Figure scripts
*-*-*
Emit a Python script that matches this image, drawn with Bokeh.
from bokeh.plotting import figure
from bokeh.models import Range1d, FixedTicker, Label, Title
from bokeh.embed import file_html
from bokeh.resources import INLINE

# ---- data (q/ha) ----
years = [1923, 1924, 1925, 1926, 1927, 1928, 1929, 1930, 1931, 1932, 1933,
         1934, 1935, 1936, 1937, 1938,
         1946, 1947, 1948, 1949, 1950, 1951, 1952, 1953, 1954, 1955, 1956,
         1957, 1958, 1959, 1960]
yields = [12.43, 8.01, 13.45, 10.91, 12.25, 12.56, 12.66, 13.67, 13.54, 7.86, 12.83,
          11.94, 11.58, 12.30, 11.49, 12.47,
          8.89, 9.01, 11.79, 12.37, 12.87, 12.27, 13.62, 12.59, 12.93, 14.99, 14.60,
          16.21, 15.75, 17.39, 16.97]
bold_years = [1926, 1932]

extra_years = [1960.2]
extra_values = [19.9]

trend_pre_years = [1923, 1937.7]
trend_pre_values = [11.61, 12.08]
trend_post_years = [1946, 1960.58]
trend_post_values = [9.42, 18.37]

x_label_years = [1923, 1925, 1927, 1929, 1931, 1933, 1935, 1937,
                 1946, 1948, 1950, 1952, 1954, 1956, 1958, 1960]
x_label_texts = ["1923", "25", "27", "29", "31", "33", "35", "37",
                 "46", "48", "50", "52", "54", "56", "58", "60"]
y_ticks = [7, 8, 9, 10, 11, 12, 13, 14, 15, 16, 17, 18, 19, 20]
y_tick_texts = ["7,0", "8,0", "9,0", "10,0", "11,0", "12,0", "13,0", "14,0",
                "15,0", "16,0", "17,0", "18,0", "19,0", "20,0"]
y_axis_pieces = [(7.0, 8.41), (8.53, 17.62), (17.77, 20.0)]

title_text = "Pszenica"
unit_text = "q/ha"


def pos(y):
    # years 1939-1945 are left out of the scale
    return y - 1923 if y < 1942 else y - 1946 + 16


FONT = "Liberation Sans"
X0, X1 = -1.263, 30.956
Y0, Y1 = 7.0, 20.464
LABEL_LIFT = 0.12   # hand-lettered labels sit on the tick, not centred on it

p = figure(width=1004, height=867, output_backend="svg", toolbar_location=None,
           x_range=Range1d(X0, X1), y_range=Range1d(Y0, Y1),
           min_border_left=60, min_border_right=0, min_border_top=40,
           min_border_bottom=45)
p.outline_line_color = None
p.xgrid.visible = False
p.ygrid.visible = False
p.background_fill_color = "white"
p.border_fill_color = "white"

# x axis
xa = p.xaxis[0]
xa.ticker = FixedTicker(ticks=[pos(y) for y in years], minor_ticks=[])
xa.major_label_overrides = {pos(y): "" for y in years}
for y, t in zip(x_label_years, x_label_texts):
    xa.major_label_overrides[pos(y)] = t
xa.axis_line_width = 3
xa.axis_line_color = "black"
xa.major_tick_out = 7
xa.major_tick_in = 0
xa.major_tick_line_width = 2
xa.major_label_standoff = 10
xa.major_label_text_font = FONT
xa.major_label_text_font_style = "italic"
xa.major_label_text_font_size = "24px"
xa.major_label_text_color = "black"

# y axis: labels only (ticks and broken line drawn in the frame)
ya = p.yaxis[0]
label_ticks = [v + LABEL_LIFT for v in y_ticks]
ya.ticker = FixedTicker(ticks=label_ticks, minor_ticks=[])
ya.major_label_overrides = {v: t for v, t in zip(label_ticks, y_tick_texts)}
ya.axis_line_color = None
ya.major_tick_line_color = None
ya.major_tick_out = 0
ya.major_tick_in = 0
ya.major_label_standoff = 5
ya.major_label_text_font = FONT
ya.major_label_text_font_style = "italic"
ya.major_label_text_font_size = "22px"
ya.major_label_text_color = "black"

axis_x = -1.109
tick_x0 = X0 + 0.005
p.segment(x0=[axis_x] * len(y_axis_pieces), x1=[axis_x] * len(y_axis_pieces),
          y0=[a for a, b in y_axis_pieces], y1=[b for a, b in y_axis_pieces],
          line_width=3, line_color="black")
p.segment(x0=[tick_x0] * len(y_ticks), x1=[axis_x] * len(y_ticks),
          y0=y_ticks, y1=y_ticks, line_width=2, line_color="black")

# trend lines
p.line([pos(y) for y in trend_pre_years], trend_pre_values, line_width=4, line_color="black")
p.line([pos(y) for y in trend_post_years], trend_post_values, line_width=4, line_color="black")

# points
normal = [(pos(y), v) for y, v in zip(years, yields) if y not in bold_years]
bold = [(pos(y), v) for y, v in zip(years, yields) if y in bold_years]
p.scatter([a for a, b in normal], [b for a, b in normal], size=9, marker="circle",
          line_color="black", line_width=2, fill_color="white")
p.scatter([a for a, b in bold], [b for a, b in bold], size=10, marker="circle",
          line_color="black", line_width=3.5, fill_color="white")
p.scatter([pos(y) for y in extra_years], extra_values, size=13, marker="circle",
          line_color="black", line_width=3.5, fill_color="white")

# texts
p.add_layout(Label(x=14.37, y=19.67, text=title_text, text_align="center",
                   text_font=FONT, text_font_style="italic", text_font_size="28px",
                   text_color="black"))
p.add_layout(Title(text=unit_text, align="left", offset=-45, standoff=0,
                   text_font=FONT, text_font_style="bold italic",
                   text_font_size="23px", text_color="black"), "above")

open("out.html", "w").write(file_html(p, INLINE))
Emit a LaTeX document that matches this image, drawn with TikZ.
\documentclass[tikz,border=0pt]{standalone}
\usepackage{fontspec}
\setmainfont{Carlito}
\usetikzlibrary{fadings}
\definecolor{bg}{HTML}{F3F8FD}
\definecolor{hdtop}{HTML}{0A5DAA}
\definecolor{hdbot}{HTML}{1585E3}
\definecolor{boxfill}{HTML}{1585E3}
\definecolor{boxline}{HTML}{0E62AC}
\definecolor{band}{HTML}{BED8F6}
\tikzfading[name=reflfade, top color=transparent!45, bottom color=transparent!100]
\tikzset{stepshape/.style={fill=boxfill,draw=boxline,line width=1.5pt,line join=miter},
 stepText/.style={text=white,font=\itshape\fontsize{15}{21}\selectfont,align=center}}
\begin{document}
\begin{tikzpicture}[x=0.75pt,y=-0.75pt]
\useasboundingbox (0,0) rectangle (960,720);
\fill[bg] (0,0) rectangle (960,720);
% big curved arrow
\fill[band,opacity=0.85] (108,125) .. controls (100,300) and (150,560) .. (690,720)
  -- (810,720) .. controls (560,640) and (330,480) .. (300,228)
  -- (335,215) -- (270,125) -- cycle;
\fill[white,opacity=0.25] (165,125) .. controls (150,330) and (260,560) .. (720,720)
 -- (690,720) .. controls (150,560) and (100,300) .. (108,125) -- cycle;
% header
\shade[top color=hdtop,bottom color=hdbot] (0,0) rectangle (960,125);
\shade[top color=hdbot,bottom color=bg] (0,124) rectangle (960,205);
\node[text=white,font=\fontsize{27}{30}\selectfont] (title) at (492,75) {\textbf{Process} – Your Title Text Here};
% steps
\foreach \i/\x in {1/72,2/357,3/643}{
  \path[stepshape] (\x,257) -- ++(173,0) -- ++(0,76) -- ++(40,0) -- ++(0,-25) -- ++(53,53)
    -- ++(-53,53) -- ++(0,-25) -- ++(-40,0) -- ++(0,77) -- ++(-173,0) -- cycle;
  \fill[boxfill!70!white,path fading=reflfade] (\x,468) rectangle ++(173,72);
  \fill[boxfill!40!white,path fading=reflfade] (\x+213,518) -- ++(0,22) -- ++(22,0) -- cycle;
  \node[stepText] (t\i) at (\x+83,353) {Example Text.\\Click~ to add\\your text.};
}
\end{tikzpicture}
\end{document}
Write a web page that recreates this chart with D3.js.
*-*-*
> Job: Identify the lines above with the word "drawn". Copy them.

> Solution:
Emit a Python script that matches this image, drawn with Bokeh.
# y axis: labels only (ticks and broken line drawn in the frame)
Emit a LaTeX document that matches this image, drawn with TikZ.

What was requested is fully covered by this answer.